但是,對生產關系和上層建筑的改造是不徹底的。一方面是生產力得到了一定程度的解放和發展,另一方面舊秩序的特征還繼續存在。社會主義過渡時期中的階級和階級斗爭也繼續存在。這一點在毛澤東的討論中尤為清晰(列寧和斯大林也是這樣)。經過無產階級革命,資產階級被打倒但并沒有被消滅,他們的階級意識也是這樣。生產關系改造的不徹底性是資產階級繼續存在和重新出現的經濟基礎。因此,階級斗爭在無產階級掌握政權之后仍然存在。階級也作為階級斗爭的參與者也仍然存在,而這些階級在資本主義社會后期作為政治和意識形態的組織彼此對立的根源是生產力和生產關系之間的矛盾。斗爭會一直持續到生產關系的進一步改造完成,持續到上層建筑領域資產階級意識形態被完全消滅,持續到新的資產階級產生的經濟基礎被完全消滅。

對于毛澤東關于階級和階級斗爭的理論,我的觀點是:毛澤東在1955年以后的思想和經典馬克思主義之間是基本一致的。雙方都認為,階級是一種經濟范疇,階級是與生產力——生產關系矛盾相對應的上層建筑領域階級斗爭的參與者,階級利益通過上層建筑領域各種政治和意識形態機構得以表達。因此,那種認為1955年左右或1955年以后毛澤東和經典馬克思主義傳統之間存在著斷裂的說法是站不住腳的。毛澤東在這一問題上的看法并沒有離開經典馬克思主義。

這并不是說“晚期毛澤東”和經典馬克思主義之間不存在小的差異(如對社會主義時期階級斗爭的程度以及解決難度估計上的差異),也不是不相信毛澤東把1955-1966年作為他理論發展的重要階段來認識(毛澤東深信他提出的發展戰略對處于社會主義過渡時期的中國是適合的)。但是,毛澤東在1955年以后提出的關于階級和階級斗爭的主張,屬于經典馬克思主義的概念領域。差異只是處于相同的理論框架和前提之下的差異。
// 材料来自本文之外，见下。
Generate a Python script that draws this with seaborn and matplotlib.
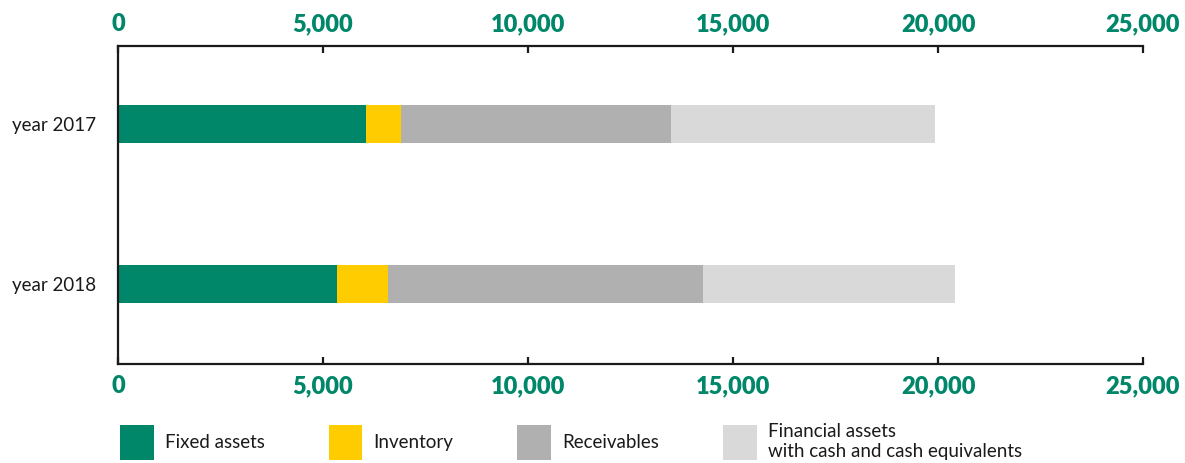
import numpy as np
import pandas as pd
import seaborn as sns
import matplotlib.pyplot as plt
from matplotlib.patches import Patch

years = ['year 2017', 'year 2018']
series = ['Fixed assets', 'Inventory', 'Receivables',
          'Financial assets\nwith cash and cash equivalents']
fixed_assets = [6050, 5340]
inventory = [860, 1245]
receivables = [6580, 7685]
financial = [6430, 6140]
colors = ['#00876a', '#ffcc00', '#afb0af', '#d9d9d9']
ticks = [0, 5000, 10000, 15000, 20000, 25000]

sns.set_style('white')
plt.rcParams['font.family'] = ['Lato', 'DejaVu Sans']

values = np.array([fixed_assets, inventory, receivables, financial])
cum = values.cumsum(axis=0)

fig = plt.figure(figsize=(11.85, 4.63), dpi=100)
ax = fig.add_axes([118 / 1185, 1 - 364 / 463, 1025 / 1185, 318 / 463])

# stacked bars: draw cumulative totals from largest to smallest
for i in range(len(series) - 1, -1, -1):
    df = pd.DataFrame({'year': years, 'value': cum[i]})
    sns.barplot(data=df, x='value', y='year', orient='h', color=colors[i],
                width=0.2375, saturation=1, ax=ax, linewidth=0)

ax.set_xlim(0, 25000)
ax.set_ylim(1.497, -0.4875)
ax.set_xlabel('')
ax.set_ylabel('')
ax.set_xticks(ticks)
ax.set_xticklabels([f'{t:,}' for t in ticks])

for s in ['left', 'top', 'bottom']:
    ax.spines[s].set_visible(True)
    ax.spines[s].set_color('#1a1a1a')
    ax.spines[s].set_linewidth(1.6)
ax.spines['right'].set_visible(False)

ax.tick_params(axis='x', which='both', direction='in', length=5, width=1.6,
               color='#1a1a1a', top=True, bottom=True, labeltop=True,
               labelbottom=True, labelsize=17, labelcolor='#00876a', pad=8)
for t in ax.xaxis.get_major_ticks():
    t.label1.set_fontweight('heavy')
    t.label2.set_fontweight('heavy')
ax.tick_params(axis='y', length=0, labelsize=13.5, labelcolor='#1a1a1a', pad=16)

handles = [Patch(facecolor=c, edgecolor='none') for c in colors]
fig.legend(handles, series, loc='upper left', bbox_to_anchor=(120 / 1185, 1 - 423 / 463),
           ncol=4, frameon=False, fontsize=13.5, handlelength=1.8, handleheight=2.5,
           handletextpad=0.6, columnspacing=3.4, borderpad=0, borderaxespad=0,
           labelspacing=0, labelcolor='#1a1a1a')

fig.savefig('out.png', dpi=100)
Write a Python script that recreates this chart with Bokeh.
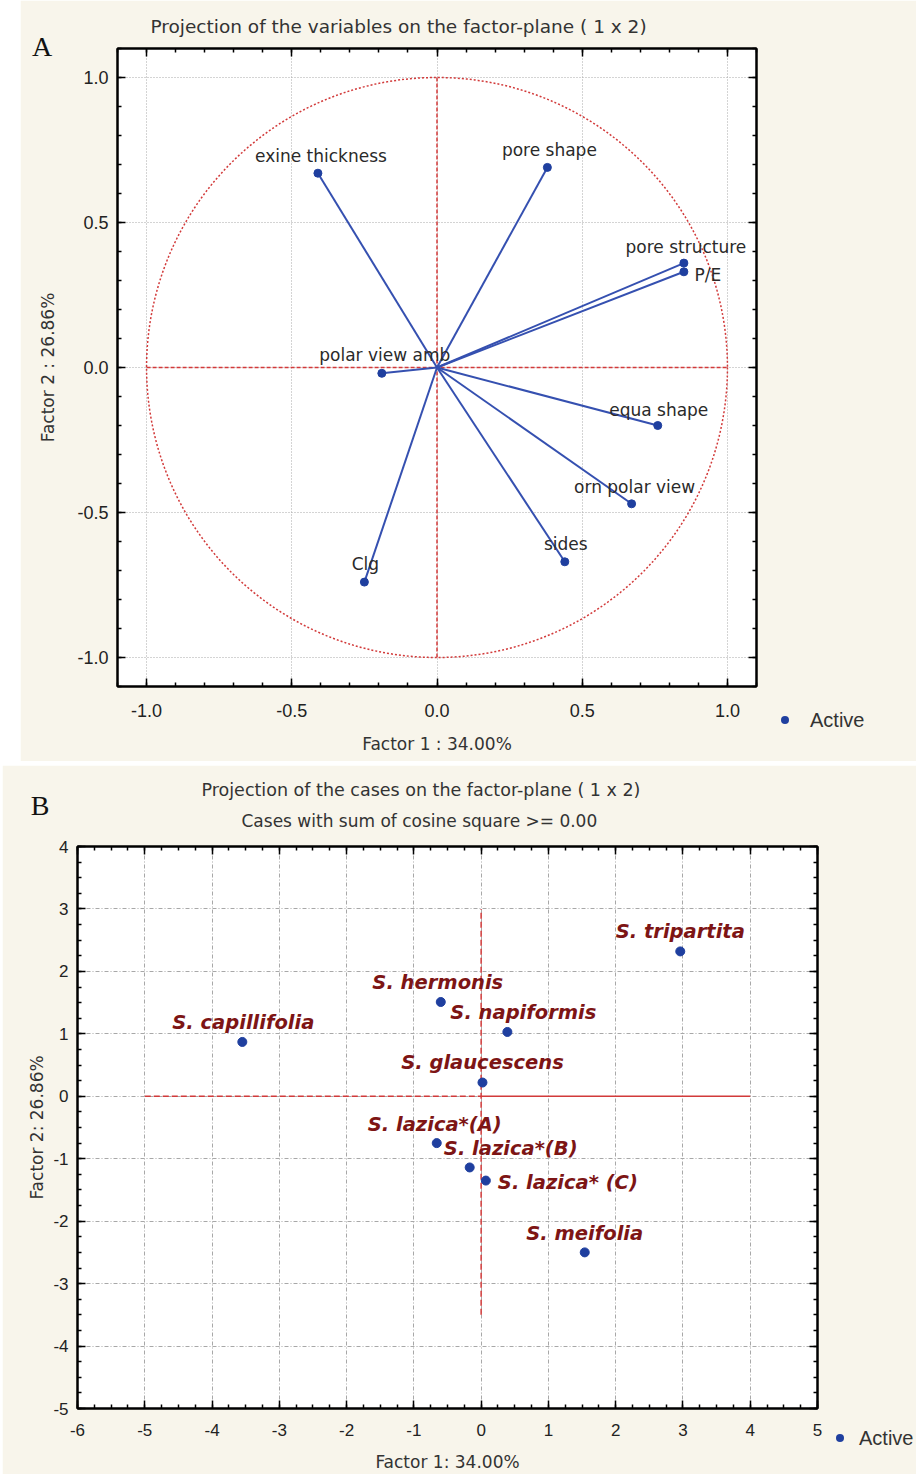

諷刺的是,毛澤東在社會主義過渡時期所表達的觀點,被普遍視為經典馬克思主義的一種斷裂,并作為新馬克思主義對經典馬克思主義“經濟主義”和“簡化論”批判的理論來源。同樣令人費解的是:毛澤東關于階級和階級斗爭的理論(尤其是在1955年以后)至少是間接地啟發了新馬克思主義的研究方法,而這種研究方法正是對馬克思主義核心理念的背棄。